__REQUIRED TASK__: Give the data below again exactly as written, without its pictures.

★ ★ ★ ★ ★ ★ ★

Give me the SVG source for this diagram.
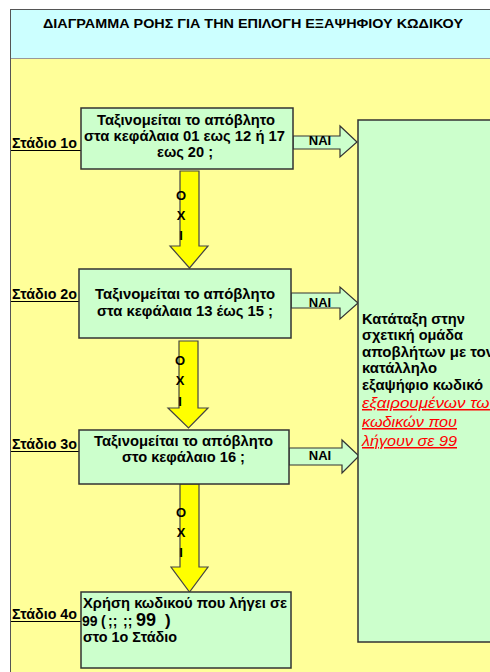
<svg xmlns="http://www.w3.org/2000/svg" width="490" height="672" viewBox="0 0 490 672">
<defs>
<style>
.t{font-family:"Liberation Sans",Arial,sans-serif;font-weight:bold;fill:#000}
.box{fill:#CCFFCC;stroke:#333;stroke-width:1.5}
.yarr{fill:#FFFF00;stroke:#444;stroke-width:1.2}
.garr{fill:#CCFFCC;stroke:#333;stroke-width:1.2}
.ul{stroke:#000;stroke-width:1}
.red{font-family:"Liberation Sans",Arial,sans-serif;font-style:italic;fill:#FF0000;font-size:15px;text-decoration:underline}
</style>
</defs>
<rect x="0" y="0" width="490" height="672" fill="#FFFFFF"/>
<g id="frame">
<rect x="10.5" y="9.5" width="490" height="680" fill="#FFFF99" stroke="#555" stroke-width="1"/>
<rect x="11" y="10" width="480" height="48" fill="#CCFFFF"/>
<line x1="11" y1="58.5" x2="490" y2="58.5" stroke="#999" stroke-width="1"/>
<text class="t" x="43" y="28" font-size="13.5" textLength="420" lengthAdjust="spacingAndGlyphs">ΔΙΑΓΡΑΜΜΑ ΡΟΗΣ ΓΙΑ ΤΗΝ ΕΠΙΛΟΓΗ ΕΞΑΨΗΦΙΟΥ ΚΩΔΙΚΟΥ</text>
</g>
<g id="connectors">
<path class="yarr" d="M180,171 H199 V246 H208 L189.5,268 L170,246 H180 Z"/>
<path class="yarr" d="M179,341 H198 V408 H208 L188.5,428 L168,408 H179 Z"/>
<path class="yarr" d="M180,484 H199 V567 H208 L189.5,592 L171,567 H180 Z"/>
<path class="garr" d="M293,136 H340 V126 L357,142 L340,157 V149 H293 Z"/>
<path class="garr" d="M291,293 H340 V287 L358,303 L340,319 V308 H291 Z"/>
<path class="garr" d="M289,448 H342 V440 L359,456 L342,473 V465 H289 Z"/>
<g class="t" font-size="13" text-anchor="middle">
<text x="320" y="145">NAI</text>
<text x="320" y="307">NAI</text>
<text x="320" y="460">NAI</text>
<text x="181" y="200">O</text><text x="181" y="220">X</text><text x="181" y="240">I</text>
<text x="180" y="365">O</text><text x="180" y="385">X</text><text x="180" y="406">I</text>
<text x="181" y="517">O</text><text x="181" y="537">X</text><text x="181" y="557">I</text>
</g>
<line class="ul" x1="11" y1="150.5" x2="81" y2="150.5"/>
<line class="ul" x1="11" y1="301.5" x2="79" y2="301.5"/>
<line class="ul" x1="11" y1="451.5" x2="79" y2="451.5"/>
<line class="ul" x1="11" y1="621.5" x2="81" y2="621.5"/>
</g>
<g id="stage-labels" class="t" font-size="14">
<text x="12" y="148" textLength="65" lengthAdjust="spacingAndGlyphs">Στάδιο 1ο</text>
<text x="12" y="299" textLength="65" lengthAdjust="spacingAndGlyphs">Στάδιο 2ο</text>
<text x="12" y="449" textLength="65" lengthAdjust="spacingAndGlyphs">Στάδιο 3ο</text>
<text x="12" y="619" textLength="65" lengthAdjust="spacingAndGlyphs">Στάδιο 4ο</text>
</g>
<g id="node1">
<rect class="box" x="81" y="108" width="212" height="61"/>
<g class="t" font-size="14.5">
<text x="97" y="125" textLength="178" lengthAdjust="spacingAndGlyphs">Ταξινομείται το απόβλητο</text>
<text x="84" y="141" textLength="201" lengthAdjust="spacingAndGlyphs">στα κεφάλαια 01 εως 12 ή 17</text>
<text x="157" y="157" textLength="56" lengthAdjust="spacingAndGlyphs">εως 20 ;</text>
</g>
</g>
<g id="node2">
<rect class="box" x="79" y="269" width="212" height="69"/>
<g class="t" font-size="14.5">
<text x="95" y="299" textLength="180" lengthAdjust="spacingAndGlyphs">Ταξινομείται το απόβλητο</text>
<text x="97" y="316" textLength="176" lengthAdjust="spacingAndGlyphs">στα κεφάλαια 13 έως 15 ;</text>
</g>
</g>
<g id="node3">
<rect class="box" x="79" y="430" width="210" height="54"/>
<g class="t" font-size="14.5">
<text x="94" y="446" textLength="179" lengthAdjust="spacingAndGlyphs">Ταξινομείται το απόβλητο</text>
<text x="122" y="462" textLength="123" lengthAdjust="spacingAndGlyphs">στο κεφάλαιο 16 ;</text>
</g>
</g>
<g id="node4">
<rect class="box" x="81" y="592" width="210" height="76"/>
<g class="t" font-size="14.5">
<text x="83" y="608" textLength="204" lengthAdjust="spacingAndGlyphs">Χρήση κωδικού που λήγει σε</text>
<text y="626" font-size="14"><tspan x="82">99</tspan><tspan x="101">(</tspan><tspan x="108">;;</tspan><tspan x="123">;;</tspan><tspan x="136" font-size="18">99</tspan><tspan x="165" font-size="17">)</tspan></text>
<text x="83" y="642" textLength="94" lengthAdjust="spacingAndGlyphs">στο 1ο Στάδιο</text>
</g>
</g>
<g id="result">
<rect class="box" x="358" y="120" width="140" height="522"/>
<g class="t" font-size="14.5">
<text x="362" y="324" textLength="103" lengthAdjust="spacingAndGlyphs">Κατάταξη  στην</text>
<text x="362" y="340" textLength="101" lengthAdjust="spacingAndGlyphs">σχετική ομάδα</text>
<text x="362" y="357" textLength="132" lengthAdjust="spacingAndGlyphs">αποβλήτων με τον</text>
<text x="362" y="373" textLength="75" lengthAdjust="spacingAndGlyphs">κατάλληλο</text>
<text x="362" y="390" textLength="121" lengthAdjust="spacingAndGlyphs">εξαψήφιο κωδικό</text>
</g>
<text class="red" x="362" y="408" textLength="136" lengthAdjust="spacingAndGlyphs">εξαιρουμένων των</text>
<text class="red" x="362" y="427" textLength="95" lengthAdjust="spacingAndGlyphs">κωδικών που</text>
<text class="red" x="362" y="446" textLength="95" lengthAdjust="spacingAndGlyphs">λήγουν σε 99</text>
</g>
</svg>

★ ★ ★ ★ ★ ★ ★

__RESPONSE TO THIS TASK__:
Give me the SVG source for this diagram.
<svg xmlns="http://www.w3.org/2000/svg" width="490" height="672" viewBox="0 0 490 672">
<defs>
<style>
.t{font-family:"Liberation Sans",Arial,sans-serif;font-weight:bold;fill:#000}
.box{fill:#CCFFCC;stroke:#333;stroke-width:1.5}
.yarr{fill:#FFFF00;stroke:#444;stroke-width:1.2}
.garr{fill:#CCFFCC;stroke:#333;stroke-width:1.2}
.ul{stroke:#000;stroke-width:1}
.red{font-family:"Liberation Sans",Arial,sans-serif;font-style:italic;fill:#FF0000;font-size:15px;text-decoration:underline}
</style>
</defs>
<rect x="0" y="0" width="490" height="672" fill="#FFFFFF"/>
<g id="frame">
<rect x="10.5" y="9.5" width="490" height="680" fill="#FFFF99" stroke="#555" stroke-width="1"/>
<rect x="11" y="10" width="480" height="48" fill="#CCFFFF"/>
<line x1="11" y1="58.5" x2="490" y2="58.5" stroke="#999" stroke-width="1"/>
<text class="t" x="43" y="28" font-size="13.5" textLength="420" lengthAdjust="spacingAndGlyphs">ΔΙΑΓΡΑΜΜΑ ΡΟΗΣ ΓΙΑ ΤΗΝ ΕΠΙΛΟΓΗ ΕΞΑΨΗΦΙΟΥ ΚΩΔΙΚΟΥ</text>
</g>
<g id="connectors">
<path class="yarr" d="M180,171 H199 V246 H208 L189.5,268 L170,246 H180 Z"/>
<path class="yarr" d="M179,341 H198 V408 H208 L188.5,428 L168,408 H179 Z"/>
<path class="yarr" d="M180,484 H199 V567 H208 L189.5,592 L171,567 H180 Z"/>
<path class="garr" d="M293,136 H340 V126 L357,142 L340,157 V149 H293 Z"/>
<path class="garr" d="M291,293 H340 V287 L358,303 L340,319 V308 H291 Z"/>
<path class="garr" d="M289,448 H342 V440 L359,456 L342,473 V465 H289 Z"/>
<g class="t" font-size="13" text-anchor="middle">
<text x="320" y="145">NAI</text>
<text x="320" y="307">NAI</text>
<text x="320" y="460">NAI</text>
<text x="181" y="200">O</text><text x="181" y="220">X</text><text x="181" y="240">I</text>
<text x="180" y="365">O</text><text x="180" y="385">X</text><text x="180" y="406">I</text>
<text x="181" y="517">O</text><text x="181" y="537">X</text><text x="181" y="557">I</text>
</g>
<line class="ul" x1="11" y1="150.5" x2="81" y2="150.5"/>
<line class="ul" x1="11" y1="301.5" x2="79" y2="301.5"/>
<line class="ul" x1="11" y1="451.5" x2="79" y2="451.5"/>
<line class="ul" x1="11" y1="621.5" x2="81" y2="621.5"/>
</g>
<g id="stage-labels" class="t" font-size="14">
<text x="12" y="148" textLength="65" lengthAdjust="spacingAndGlyphs">Στάδιο 1ο</text>
<text x="12" y="299" textLength="65" lengthAdjust="spacingAndGlyphs">Στάδιο 2ο</text>
<text x="12" y="449" textLength="65" lengthAdjust="spacingAndGlyphs">Στάδιο 3ο</text>
<text x="12" y="619" textLength="65" lengthAdjust="spacingAndGlyphs">Στάδιο 4ο</text>
</g>
<g id="node1">
<rect class="box" x="81" y="108" width="212" height="61"/>
<g class="t" font-size="14.5">
<text x="97" y="125" textLength="178" lengthAdjust="spacingAndGlyphs">Ταξινομείται το απόβλητο</text>
<text x="84" y="141" textLength="201" lengthAdjust="spacingAndGlyphs">στα κεφάλαια 01 εως 12 ή 17</text>
<text x="157" y="157" textLength="56" lengthAdjust="spacingAndGlyphs">εως 20 ;</text>
</g>
</g>
<g id="node2">
<rect class="box" x="79" y="269" width="212" height="69"/>
<g class="t" font-size="14.5">
<text x="95" y="299" textLength="180" lengthAdjust="spacingAndGlyphs">Ταξινομείται το απόβλητο</text>
<text x="97" y="316" textLength="176" lengthAdjust="spacingAndGlyphs">στα κεφάλαια 13 έως 15 ;</text>
</g>
</g>
<g id="node3">
<rect class="box" x="79" y="430" width="210" height="54"/>
<g class="t" font-size="14.5">
<text x="94" y="446" textLength="179" lengthAdjust="spacingAndGlyphs">Ταξινομείται το απόβλητο</text>
<text x="122" y="462" textLength="123" lengthAdjust="spacingAndGlyphs">στο κεφάλαιο 16 ;</text>
</g>
</g>
<g id="node4">
<rect class="box" x="81" y="592" width="210" height="76"/>
<g class="t" font-size="14.5">
<text x="83" y="608" textLength="204" lengthAdjust="spacingAndGlyphs">Χρήση κωδικού που λήγει σε</text>
<text y="626" font-size="14"><tspan x="82">99</tspan><tspan x="101">(</tspan><tspan x="108">;;</tspan><tspan x="123">;;</tspan><tspan x="136" font-size="18">99</tspan><tspan x="165" font-size="17">)</tspan></text>
<text x="83" y="642" textLength="94" lengthAdjust="spacingAndGlyphs">στο 1ο Στάδιο</text>
</g>
</g>
<g id="result">
<rect class="box" x="358" y="120" width="140" height="522"/>
<g class="t" font-size="14.5">
<text x="362" y="324" textLength="103" lengthAdjust="spacingAndGlyphs">Κατάταξη  στην</text>
<text x="362" y="340" textLength="101" lengthAdjust="spacingAndGlyphs">σχετική ομάδα</text>
<text x="362" y="357" textLength="132" lengthAdjust="spacingAndGlyphs">αποβλήτων με τον</text>
<text x="362" y="373" textLength="75" lengthAdjust="spacingAndGlyphs">κατάλληλο</text>
<text x="362" y="390" textLength="121" lengthAdjust="spacingAndGlyphs">εξαψήφιο κωδικό</text>
</g>
<text class="red" x="362" y="408" textLength="136" lengthAdjust="spacingAndGlyphs">εξαιρουμένων των</text>
<text class="red" x="362" y="427" textLength="95" lengthAdjust="spacingAndGlyphs">κωδικών που</text>
<text class="red" x="362" y="446" textLength="95" lengthAdjust="spacingAndGlyphs">λήγουν σε 99</text>
</g>
</svg>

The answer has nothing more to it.